UIに関しては、ある程度ルール化できるのでナレッジとして教えることができます。ただ、UXやビジュアルデザインは感性による部分も大きいと私は思っていました。もちろん世の中にはこの感性の部分をロジカルに説明できるデザイナーもたくさんいるのでしょうが、私にはそのチカラが弱かったのかも知れません。
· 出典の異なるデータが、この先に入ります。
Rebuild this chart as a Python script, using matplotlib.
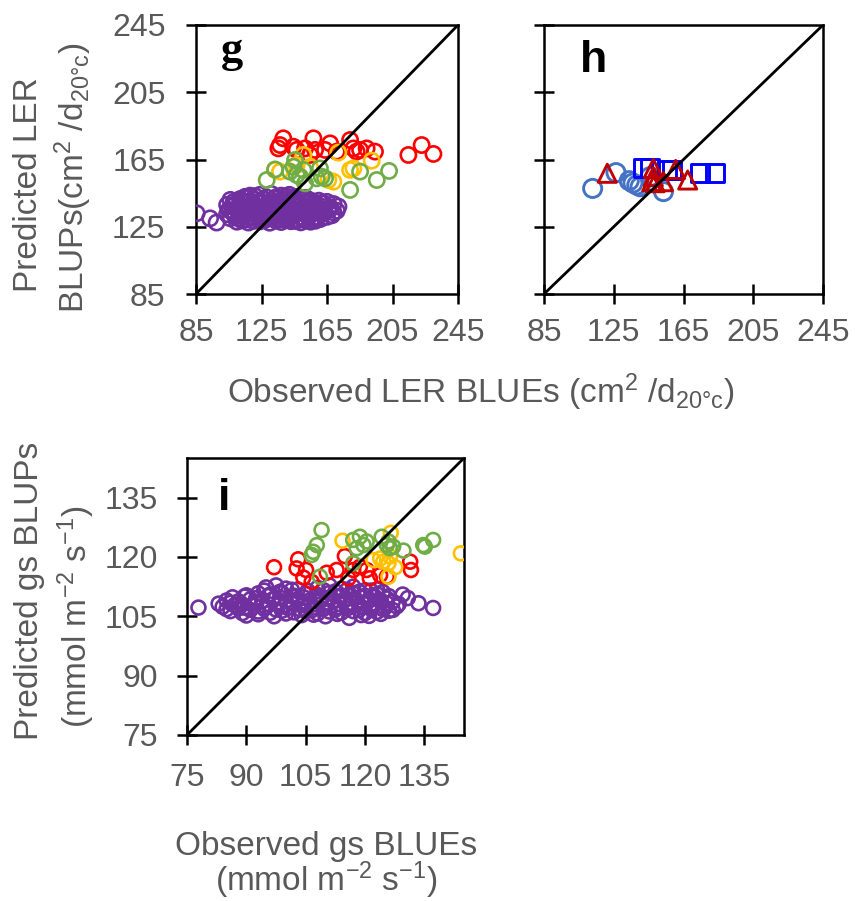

本もろくに読まない、映画も芝居も長いこと行ってないーそんな人が美術館やホールの設計で力を出せますか?」建築家の安藤忠雄氏の言葉です。良いUXを提供するには、様々な体験をしなければいけないですし、良いビジュアルデザインを作るにはたくさんのグラフィックやアートにふれて感動してこそ生み出せるものなのです。20代の時に教わった上司とのやり取りを思い出し、後輩にも伝えました。例えば高いレストランに行ったら、なぜ高いのかを自分なりに分析するクセをつけると良い。料理が美味しいだけではないはずなのです。

だんだんとほころび始める

3人来た若手は結局2人がチームから去っていきました。大変だったのだと思います。それはメンバーの育成のためにサービスの品質は落とせないという思いがあり、私の世界観を後輩にも押し付けてしまっていたのかもしれません。分担していた仕事は自分の手元に戻ってきて、また大半を自分でデザインすることになりました。
管理職につきなさい、と言われましたが、メンバーを育てることよりもお客様が直接触れるものは私が細部まで責任を持ちたい、という思いが強かったです。これでは、ただのガンコな職人ですよね。成功しているうちはそれでも良かったのですが、成功し続ける人間などいないのです。それでも評価をいただいていた私はプレイヤーにしがみつき続けるのでした。